I finally met Acosta face to face in early November 2019. During our hours on the phone while he was imprisoned, he seemed to me preternaturally composed. But as he warily scrutinized the other patrons at a cheerful diner near a Virginia naval base, I could see that the experience had exacted a toll. Over brunch, he described the difficulty of putting what had happened behind him. He had recently taken his son trick-or-treating, but when the time came for parting, his son clung to him, shaking. “It wasn’t a normal cry,” Acosta said. “He doesn’t know if he’ll see me again.” Acosta’s goal now was to be there for his son, but he was also considering contracting again, probably in Europe. Lowe, too, was seriously thinking about signing another contract. This time they knew the risks, but the incentives drawing them overseas were just so strong.

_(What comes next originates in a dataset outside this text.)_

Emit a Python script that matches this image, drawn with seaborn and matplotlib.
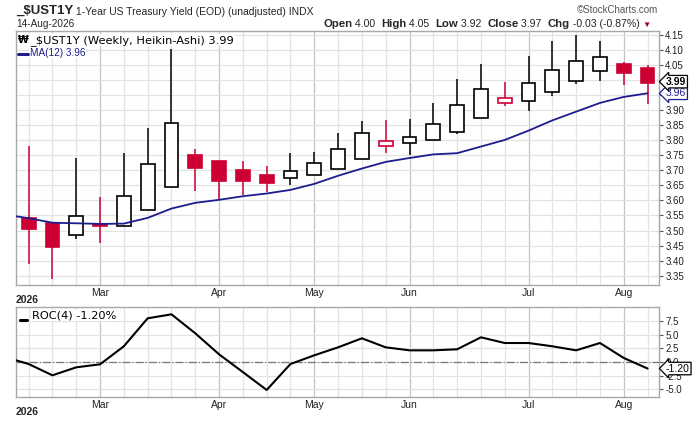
import numpy as np
import pandas as pd
import seaborn as sns
import matplotlib.pyplot as plt
from matplotlib.lines import Line2D

# weekly Heikin-Ashi candles, 27 weeks ending 14-Aug-2026
weeks = list(range(27))
ha_open = [3.540, 3.525, 3.485, 3.522, 3.516, 3.567, 3.644, 3.750, 3.730, 3.700,
           3.684, 3.674, 3.684, 3.704, 3.737, 3.780, 3.790, 3.800, 3.827, 3.873,
           3.924, 3.930, 3.960, 3.996, 4.029, 4.054, 4.040]
ha_high = [3.782, 3.530, 3.740, 3.613, 3.758, 3.841, 4.103, 3.771, 3.730, 3.731,
           3.715, 3.757, 3.760, 3.824, 3.864, 3.868, 3.871, 3.924, 4.004, 4.054,
           3.994, 4.080, 4.130, 4.150, 4.130, 4.059, 4.050]
ha_low = [3.389, 3.340, 3.473, 3.460, 3.516, 3.567, 3.644, 3.633, 3.602, 3.619,
          3.628, 3.652, 3.684, 3.704, 3.737, 3.756, 3.751, 3.800, 3.822, 3.873,
          3.913, 3.898, 3.948, 3.986, 3.998, 3.985, 3.920]
ha_close = [3.505, 3.445, 3.547, 3.516, 3.615, 3.720, 3.856, 3.709, 3.666, 3.664,
            3.659, 3.697, 3.724, 3.770, 3.823, 3.797, 3.810, 3.853, 3.916, 3.969,
            3.940, 3.989, 4.033, 4.062, 4.076, 4.025, 3.990]

# indicators start one week earlier (line runs in from the left edge)
ind_weeks = list(range(-1, 27))
ma12 = [3.553, 3.541, 3.526, 3.524, 3.522, 3.523, 3.542, 3.573, 3.592, 3.602,
        3.614, 3.623, 3.635, 3.655, 3.682, 3.706, 3.728, 3.741, 3.753, 3.757,
        3.779, 3.801, 3.832, 3.866, 3.895, 3.924, 3.944, 3.956]
roc4 = [0.90, -0.37, -2.44, -0.98, -0.43, 2.87, 7.99, 8.72, 5.25, 1.40,
        -1.85, -5.12, -0.37, 1.22, 2.68, 4.33, 2.68, 2.13, 2.13, 2.32,
        4.51, 3.47, 3.47, 2.87, 2.13, 3.47, 0.73, -1.20]

month_pos = [3, 8, 12, 16, 21, 25]
month_labels = ["Mar", "Apr", "May", "Jun", "Jul", "Aug"]
price_ticks = [3.35, 3.40, 3.45, 3.50, 3.55, 3.60, 3.65, 3.70, 3.75, 3.80,
               3.85, 3.90, 3.95, 4.00, 4.05, 4.10, 4.15]
price_labels = [f"{v:.2f}" for v in price_ticks]
price_labels[price_ticks.index(3.95)] = ""
price_labels[price_ticks.index(4.00)] = ""
roc_ticks = [-5.0, -2.5, 0.0, 2.5, 5.0, 7.5]

RED = "#cc0033"
NAVY = "#1c1c8c"
GRID = "#e3e3e3"
MGRID = "#c4c4c4"
EDGE = "#a8a8a8"

sns.set_style("white")
plt.rcParams["font.family"] = ["Liberation Sans", "DejaVu Sans"]

fig = plt.figure(figsize=(7.0, 4.21), dpi=100)
W, H = 700, 421
ax = fig.add_axes([16 / W, 1 - 285 / H, 643 / W, 254 / H])
ax2 = fig.add_axes([16 / W, 1 - 397 / H, 643 / W, 90 / H])

df = pd.DataFrame({"week": weeks, "open": ha_open, "high": ha_high,
                   "low": ha_low, "close": ha_close})
df["prev"] = df["close"].shift(1)
df["filled"] = df["close"] < df["open"]
df["red"] = df["filled"] | (df["close"] < df["prev"])
df["color"] = np.where(df["red"], RED, "black")
df["face"] = np.where(df["filled"], RED, "white")

for a in (ax, ax2):
    a.set_xlim(-0.53, 26.48)
    a.set_xticks(weeks, minor=True)
    a.set_xticks(month_pos)
    a.set_xticklabels(month_labels)
    a.grid(which="minor", axis="x", color=GRID, lw=0.9, zorder=0)
    a.grid(which="major", axis="x", color=MGRID, lw=0.9, zorder=0)
    a.grid(which="major", axis="y", color=GRID, lw=0.9, zorder=0)
    a.yaxis.tick_right()
    a.tick_params(axis="y", which="major", right=True, length=3, width=0.8,
                  color="#555555", labelsize=7, pad=1.5, labelcolor="#222222")
    a.tick_params(axis="x", which="both", length=0, labelsize=7.5, pad=2,
                  labelcolor="#222222")
    for sp in a.spines.values():
        sp.set_color(EDGE)
        sp.set_linewidth(1.0)
    a.set_axisbelow(True)

# candles
ax.vlines(df["week"], df["low"], df["high"], colors=df["color"], lw=1.1, zorder=2)
ax.bar(df["week"], (df["close"] - df["open"]).abs().clip(lower=0.002),
       bottom=df[["open", "close"]].min(axis=1), width=0.58,
       color=df["face"], edgecolor=df["color"], linewidth=1.2, zorder=3)
sns.lineplot(x=ind_weeks, y=ma12, ax=ax, color=NAVY, lw=1.3, zorder=4)

ax.set_ylim(3.319, 4.163)
ax.set_yticks(price_ticks)
ax.set_yticklabels(price_labels)
ax.set_xlabel("")
ax.set_ylabel("")

# value tags on the price axis
tag_kw = dict(xycoords=("axes fraction", "data"), textcoords="offset points",
              va="center", ha="left", fontsize=7.5, annotation_clip=False)
ax.annotate("3.96", xy=(1.0, 3.956), xytext=(5, 0), color=NAVY,
            bbox=dict(boxstyle="larrow,pad=0.12", fc="white", ec=NAVY, lw=0.9),
            **tag_kw)
ax.annotate("3.99", xy=(1.0, 3.990), xytext=(5, 1), color="black", weight="bold",
            bbox=dict(boxstyle="larrow,pad=0.12", fc="white", ec="black", lw=0.9),
            **tag_kw)

# in-panel legend
ax.text(0.003, 0.985, "₩", transform=ax.transAxes, family="DejaVu Sans",
        fontsize=7, weight="bold", va="top", ha="left", color="black", zorder=6)
ax.text(0.022, 0.985, "_$UST1Y (Weekly, Heikin-Ashi) 3.99", transform=ax.transAxes,
        family="DejaVu Sans", fontsize=8.2, va="top", ha="left", color="black",
        bbox=dict(fc="white", ec="none", pad=0.5), zorder=6)
ax.text(0.022, 0.935, "MA(12) 3.96", transform=ax.transAxes, fontsize=7.2,
        va="top", ha="left", color=NAVY,
        bbox=dict(fc="white", ec="none", pad=0.5), zorder=6)
ax.add_line(Line2D([0.003, 0.019], [0.911, 0.911], transform=ax.transAxes,
                   color=NAVY, lw=2.2, zorder=7))

# ROC panel
sns.lineplot(x=ind_weeks, y=roc4, ax=ax2, color="black", lw=1.5, zorder=4)
ax2.axhline(0, color="#777777", lw=0.9, ls="-.", zorder=3)
ax2.set_ylim(-6.41, 10.06)
ax2.set_yticks(roc_ticks)
ax2.set_yticklabels([f"{v:.1f}" for v in roc_ticks])
ax2.set_xlabel("")
ax2.set_ylabel("")
ax2.annotate("-1.20", xy=(1.0, -1.20), xytext=(5, 0), color="black",
             bbox=dict(boxstyle="larrow,pad=0.12", fc="white", ec="black", lw=0.9),
             **tag_kw)
ax2.text(0.025, 0.96, "ROC(4) -1.20%", transform=ax2.transAxes, family="DejaVu Sans",
         fontsize=8.2, va="top", ha="left", color="black",
         bbox=dict(fc="white", ec="none", pad=0.5), zorder=6)
ax2.add_line(Line2D([0.006, 0.017], [0.86, 0.86], transform=ax2.transAxes,
                    color="black", lw=2.2, zorder=7))

# year markers
fig.text(16 / W, 1 - 300 / H, "2026", fontsize=7.5, weight="bold", va="center")
fig.text(16 / W, 1 - 412 / H, "2026", fontsize=7.5, weight="bold", va="center")


def chain(x, y, pieces):
    t = fig.text(x, y, pieces[0][0], va="baseline", ha="left", **pieces[0][1])
    for s, kw in pieces[1:]:
        t = ax.annotate(s, xy=(1, 0), xycoords=t, va="bottom", ha="left",
                        annotation_clip=False, **kw)
    return t


chain(16 / W, 1 - 14 / H, [
    ("_$UST1Y", dict(fontsize=9.5, weight="bold")),
    (" 1-Year US Treasury Yield (EOD) (unadjusted) INDX", dict(fontsize=7.5)),
])
fig.text(16 / W, 1 - 27 / H, "14-Aug-2026", fontsize=7.2, va="baseline")
fig.text(658 / W, 1 - 13 / H, "©StockCharts.com", fontsize=7, color="#555555",
         ha="right", va="baseline")

b = dict(fontsize=8.2, weight="bold")
r = dict(fontsize=7.6)
chain(323 / W, 1 - 27 / H, [
    ("Open", b), (" 4.00  ", r), ("High", b), (" 4.05  ", r), ("Low", b),
    (" 3.92  ", r), ("Close", b), (" 3.97  ", r), ("Chg", b),
    (" -0.03 (-0.87%) ", r), ("▼", dict(fontsize=6, color="#990033")),
])

fig.savefig("out.png", dpi=100)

As our meal ended, Acosta wondered aloud whether the United States had a place for him, especially after it failed to defend him while he was incarcerated. So many things had combined to make him feel stateless — institutionalized racism, the nation’s forever wars, the offshoring of the middle class, the privatization of the military’s responsibilities to those working for it and an administration unwilling to do much for him and his comrades — it was a question that seemed impossible to succinctly answer. He kept scratching at a fresh wrist tattoo: the name of the grandmother who helped raise him, who died while he was imprisoned. It had become infected. Even after drinking several mimosas, he did not seem to fully relax. If he did stay, he told me, it would only be because of his son. A month in America had already made it clear: Though he didn’t know exactly where home was now, this was no longer it.